When Steve Molloy (pictured), director of commercial sales at the aftercare and replacement vehicle services firm AX (Accident Exchange) joined the business five years ago, he did so with a clear mission in mind – to craft transparent and trusting relationships across the insurance market. While, traditionally, AX’s relationships with insurers have been quite fraught, the last five years have been a bridge-building endeavour, creating relationships founded on mediation not litigation, friendship not conflict.
This changing focus does not extend just to the firm’s insurer partners but also its broker partnerships. Molloy noted that brokers can sometimes be treated as the “poor cousins” of the insurance industry, often the last to know about critical legislative and landscape changes. However, AX aims to move further into the retail and commercial broker space, an ambition reinforced by a significant investment in a new FNOL platform.
“But beyond this, we’ve recognised the real opportunity to be a thought leader in the broker space when it comes to legislative changes,” he said. “One of our big USPs now is focused on how we can offer great transparency to brokers… Because the more knowledge they have, the better they can develop their customer offerings to moving forward, particularly when it comes to [client] retention.”
AX has had multiple opportunities to produce thought leadership for the broking sector in recent years, and one of the key areas where brokers have required insight and information has been the area of whiplash reforms. Molloy has been able to offer an independent viewpoint, he noted, as lawyers and insurers are the two biggest stakeholders when it comes to the reform – and he is neither.

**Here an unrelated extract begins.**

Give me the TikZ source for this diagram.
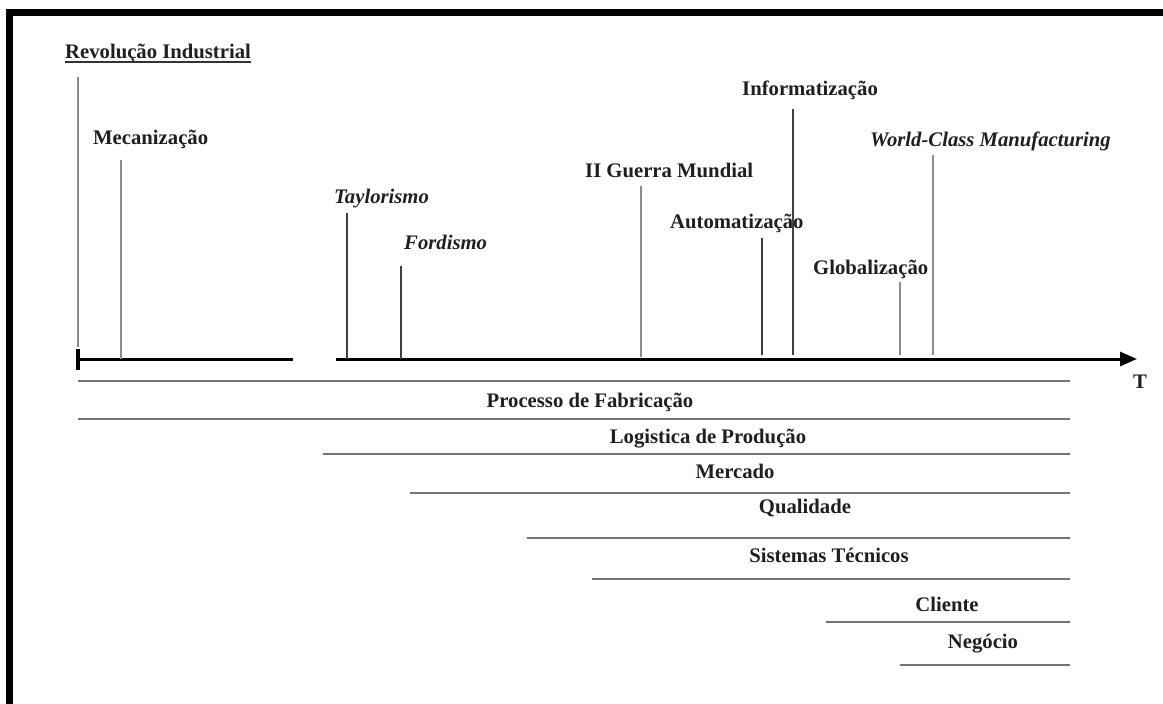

Therefore, he has availed of every opportunity to engage brokers on this subject before, during, and now post the rollout of the government’s claims portal.
“The dust is now settling,” he said, “but we’re not quite there yet as it’s still very early days. There hasn’t been a huge amount of PI claims that have actually come out the other end and settled, as this only came in on May 31. Some have started processing but there’s still a lot of bottlenecked claims both within the process and still waiting to go in the process.”
With this in mind, Molloy has evaluated the main insights relevant to brokers that have emerged out of the whiplash claims reforms to date. First and foremost, he said, is the new understanding of the real value that legal expenses insurance (LEI) provides to consumers. Therefore, brokers should be focusing on this area and seeking out means of increasing its penetration rate among their clients.
“There are some brokers who don’t sell LEI, because it is quite complicated,” he said. “But now there is real value, and so I think there is an ease of upselling LEI and therefore getting a greater penetration of the market and greater revenue. So, it’s just about making sure that they check the cover that they have in place and that it provides the personal injury cover, and that it has the services that come off the back of that.”
His second recommendation is that brokers make sure they’re choosing the right solicitor, as the nature of PI injury claims means that there are ‘cherry picker’ lawyers out there, and brokers must protect their clients from these. The broker has to provide a consistent service, he said, and make sure that a chosen solicitor will still provide the same service levels. If they don’t, this will inevitably fall back on the broker and the customer will not seek renewal at the end of the year.
“I remember hearing [that] claims is the moment of truth for the customer, with regards to the relationship they have with their broker,” he said. “And so, the claims function, or whoever they outsource their claims to, represents a chance to provide the service that the customer expects. And if that service is there, there is a much higher chance of the customer renewing at the end of the 12 months.”
Along that line, Molloy said, a further recommendation is for brokers to remain wary of ambulance-chasing techniques. There are still unscrupulous claims management companies (CMCs) out there that are using digital tools such as Google AdWords to attract people who have been injured or have had accidents. These CMCs are pretending to be legitimate claims departments by advertising themselves as such and answering the phone simply as “the claims department”. The consumer, who is already in a vulnerable position having had an accident, will therefore not understand who it is that they’re phoning.
“That fraud element is still there. Don’t be naïve,” he advised, “keep a lookout and make sure you’re constantly mystery shopping your own website and Googling your website to make sure you’re not coming up against this target. If you’re leaking customers to competitors, that’s revenue that you’re missing out on.”